InnoDB foreign keys can cause major performance problems

Although there are some nice features in MySQL there are plenty of areas where it’s rather abysmal. Some of these problems are so bad though that it’s easily and by far the worst database I’ve ever had to use in a production OLTP environment. Hopefully someday this will change as development continues.

This thread will just go into one of the major problem areas:

Foreign Key support is a required feature for any dbms that claims to be relational. So first off MyISAM is far from relational as it does not support this feature among others. InnoDB does support this as well as transactions so it is much closer but still falls rather short.
Is your database relational?

The problem though with InnoDB’s FK support is that it requires an index on referencing columns - the foreign key columns in child tables. Often this is desirable but certainly not always. For medium to large database this seemingly innocuous restriction can quickly lead to intolerable performance problems for a few reasons.

Consider the following simplified example - additional columns like amount, order_date not included to avoid cluttering things.

create table orders (
  order_id int unsigned not null auto_increment primary key,
  part_id smallint unsigned not null,
  type_id tinyint unsigned not null,
  color_id tinyint unsigned not null,
  customer_id int unsigned not null,
  currency_id tinyint unsigned not null,
  foreign key(part_id) references parts(part_id),
  foreign key(type_id) references types(type_id),
  foreign key(color_id) references colors(color_id),
  foreign key(customer_id) references customers(customer_id),
  foreign key(currency_id) references currencies(currency_id)

So here we’ve opted to use surrogate keys (a.k.a. integer “id” columns) to conserve space keeping table rows and the associated indexes as narrow as possible - especially important in MySQL and the primary key ends up in every secondary index page as well.

Now MySQL will create a unique index for the primary key - that’s always desirable. But unfortunately it will also go ahead and create indexes on all 5 foreign key columns too. Some of those might be good to have but not all.

Let say there are 4 colors to choose from and any part can be painted in any of those colors. As for order types perhaps there are three types of orders - lets say cash, credit and check. As for currency perhaps only a few varieties there too - dollars, pounds and euros.

Indexes with low cardinality and a roughly equal distribution of values are bad indexes. These are almost never a good choice to use. Yet with InnoDB you are stuck with them if you want to use foreign keys. It will not let you drop these useless indexes without removing the foreign key that you’d like to keep for checking with the lookup tables to ensure only valid values are placed into the orders table.

Now consider the orders tables growing to about 20 million rows. The index on color_id would return perhaps 5 million rows per color so what good is that? Might as well do a table scan since these rows are scattered through the table anyway. There’s also the time and space required for maintaining these indexes you’ll never use.

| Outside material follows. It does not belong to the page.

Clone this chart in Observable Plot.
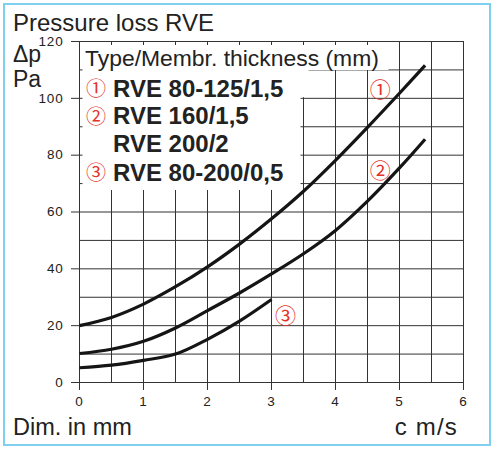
<!DOCTYPE html>
<html>
<head>
<meta charset="utf-8">
<script src="https://cdn.jsdelivr.net/npm/d3@7"></script>
<script src="https://cdn.jsdelivr.net/npm/@observablehq/plot@0.6"></script>
<style>
  html, body { margin: 0; padding: 0; background: #fff; }
  #wrap { position: relative; width: 500px; height: 454px; }
  #frame { position: absolute; left: 3px; top: 3px; width: 488px; height: 443px; box-sizing: border-box; border: 2.6px solid #7fd0ef; pointer-events: none; }
</style>
</head>
<body>
<div id="wrap"><div id="frame"></div></div>
<script>
// ---- data ----
const xTicks = [0, 1, 2, 3, 4, 5, 6];
const yTicks = [0, 20, 40, 60, 80, 100, 120];
const xGrid = [0, 0.5, 1, 1.5, 2, 2.5, 3, 3.5, 4, 4.5, 5, 5.5, 6];
const yGrid = [0, 10, 20, 30, 40, 50, 60, 70, 80, 90, 100, 110, 120];

const c1 = [0, 0.5, 1, 1.5, 2, 2.5, 3, 3.5, 4, 4.5, 5, 5.4];
const dp1 = [20, 22.9, 27.6, 33.7, 40.7, 48.7, 57.6, 67.3, 78.2, 89.8, 101.8, 111.6];
const c2 = [0, 0.5, 1, 1.5, 2, 2.5, 3, 3.5, 4, 4.5, 5, 5.4];
const dp2 = [10.2, 11.7, 14.5, 19.2, 25.3, 31.5, 38.2, 45.3, 53.5, 63.8, 75.5, 85.6];
const c3 = [0, 0.5, 1, 1.5, 2, 2.5, 3];
const dp3 = [5.2, 6.1, 7.8, 10, 15.2, 21.6, 29.2];

const curveLabelText = ["①", "②", "③"];
const curveLabelX = [4.70, 4.70, 3.22];
const curveLabelY = [102.7, 74.4, 23.3];

const legendTitle = "Type/Membr. thickness (mm)";
const legendNums = ["①", "②", "", "③"];
const legendNames = ["RVE 80-125/1,5", "RVE 160/1,5", "RVE 200/2", "RVE 80-200/0,5"];

const chartTitle = "Pressure loss RVE";
const yLabel1 = "Δp";
const yLabel2 = "Pa";
const xLabelLeft = "Dim. in mm";
const xLabelRight = "c m/s";

// ---- tables built from the arrays ----
const rows = [
  ...c1.map((c, i) => ({series: "1", c, dp: dp1[i]})),
  ...c2.map((c, i) => ({series: "2", c, dp: dp2[i]})),
  ...c3.map((c, i) => ({series: "3", c, dp: dp3[i]}))
];
const curveLabels = curveLabelText.map((t, i) => ({t, x: curveLabelX[i], y: curveLabelY[i]}));

const RED = "#e4322b";
const INK = "#222";
const SANS = "'Liberation Sans', Arial, Helvetica, sans-serif";
const CJK = "'Noto Sans CJK JP', 'Noto Sans CJK SC', sans-serif";

// legend + titles drawn as a custom mark (masks the grid behind the legend)
function legendMark() {
  const g = d3.create("svg:g");
  const masks = [[82.5, 45, 306, 25], [82.5, 70, 226, 27.2], [82.5, 97, 218, 93]];
  for (const [x, y, w, h] of masks) g.append("rect").attr("x", x).attr("y", y).attr("width", w).attr("height", h).attr("fill", "#fff");
  const txt = (s, x, y, size, opts = {}) => g.append("text").text(s)
    .attr("x", x).attr("y", y).attr("font-size", size)
    .attr("font-family", opts.family || SANS)
    .attr("font-weight", opts.weight || "normal")
    .attr("fill", opts.fill || INK)
    .attr("letter-spacing", opts.ls || 0)
    .attr("text-anchor", opts.anchor || "start");
  txt(legendTitle, 85, 66.3, 22.9);
  const base = [96.7, 124.3, 152.3, 180.7];
  legendNames.forEach((n, i) => {
    txt(n, 113, base[i], 24, {weight: "bold"});
    if (legendNums[i]) txt(legendNums[i], 96, base[i] - 0.5, 20, {family: CJK, fill: RED, anchor: "middle"});
  });
  txt(chartTitle, 13, 30.7, 24);
  txt(yLabel1, 13, 61.7, 23);
  txt(yLabel2, 13, 87.3, 23);
  txt(xLabelLeft, 13, 435, 23.5);
  txt(xLabelRight, 458, 435, 24, {anchor: "end", ls: 1.2});
  return g.node();
}

const chart = Plot.plot({
  width: 500,
  height: 454,
  marginLeft: 79,
  marginRight: 37,
  marginTop: 41,
  marginBottom: 72,
  x: {domain: [0, 6]},
  y: {domain: [0, 120]},
  style: {fontFamily: SANS, fontSize: "13.5px", color: INK, background: "transparent", overflow: "visible"},
  marks: [
    Plot.gridX(xGrid, {stroke: "#333", strokeOpacity: 1, strokeWidth: 1}),
    Plot.gridY(yGrid, {stroke: "#333", strokeOpacity: 1, strokeWidth: 1}),
    Plot.axisX(xTicks, {tickSize: 8, tickPadding: 6, label: null, stroke: "#333", fill: INK}),
    Plot.axisY(yTicks, {tickSize: 8, tickPadding: 8, label: null, stroke: "#333", fill: INK}),
    legendMark,
    Plot.line(rows, {x: "c", y: "dp", z: "series", stroke: "#151515", strokeWidth: 3.2, curve: "catmull-rom", strokeLinecap: "butt"}),
    Plot.text(curveLabels, {x: "x", y: "y", text: "t", fill: RED, fontSize: 21, fontFamily: CJK})
  ]
});
chart.style.position = "absolute";
chart.style.left = "0px";
chart.style.top = "0px";
chart.querySelectorAll("g[aria-label='x-axis tick label'] text, g[aria-label='y-axis tick label'] text").forEach(t => t.setAttribute("letter-spacing", "0.8"));
document.getElementById("wrap").prepend(chart);
</script>
</body>
</html>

Worse, when presented with too many indexes to choose from on large table sometimes the MySQL optimizer will choose one of these garbage indexes to use as the first index to limit the results on. Then you are in for a world of hurt as your query that use to run quickly all of a sudden starts running “forever” inexplicably. I’ve seen the optimizer flake out and do this on tables with roughly 10 million plus rows when the query contains some like where color_id = 2 in the where clause among other criteria that should result in only a few rows matching - yet MySQL sees there’s an index on a FK column and decides to use it even though the rows matching it are numerous. (I’m, on 5.0.45 btw so maybe this has been fixed perhaps). The solution for me was a choice between an optimizer hint or dropping the FK as we’re not going to be upgrading soon. Lame.

Does any other popular database that supports foreign key constraints have such a restriction? I don’t know of one - are indexes required on foreign keys for: Microsoft SQL Server? No. PostgreSQL? No. Oracle? No. Sybase SQL Anywhere? No. There’s a reason why they aren’t required…

With databases containing 100+ tables you’re typically going to have lots of relationships between these tables. It would be great to be able to enforce referential integrity amongst these using declarative foreign keys as opposed to relying on triggers - also poorly implemented in MySQL - but that’s another story. However, you do so at the risk of quickly ending up with a system that becomes unnecessarily bloated and slow as it grows - and from my experience starts to make some rather bizarre optimizer choices.

Will this ever be addressed in upcoming MySQL releases?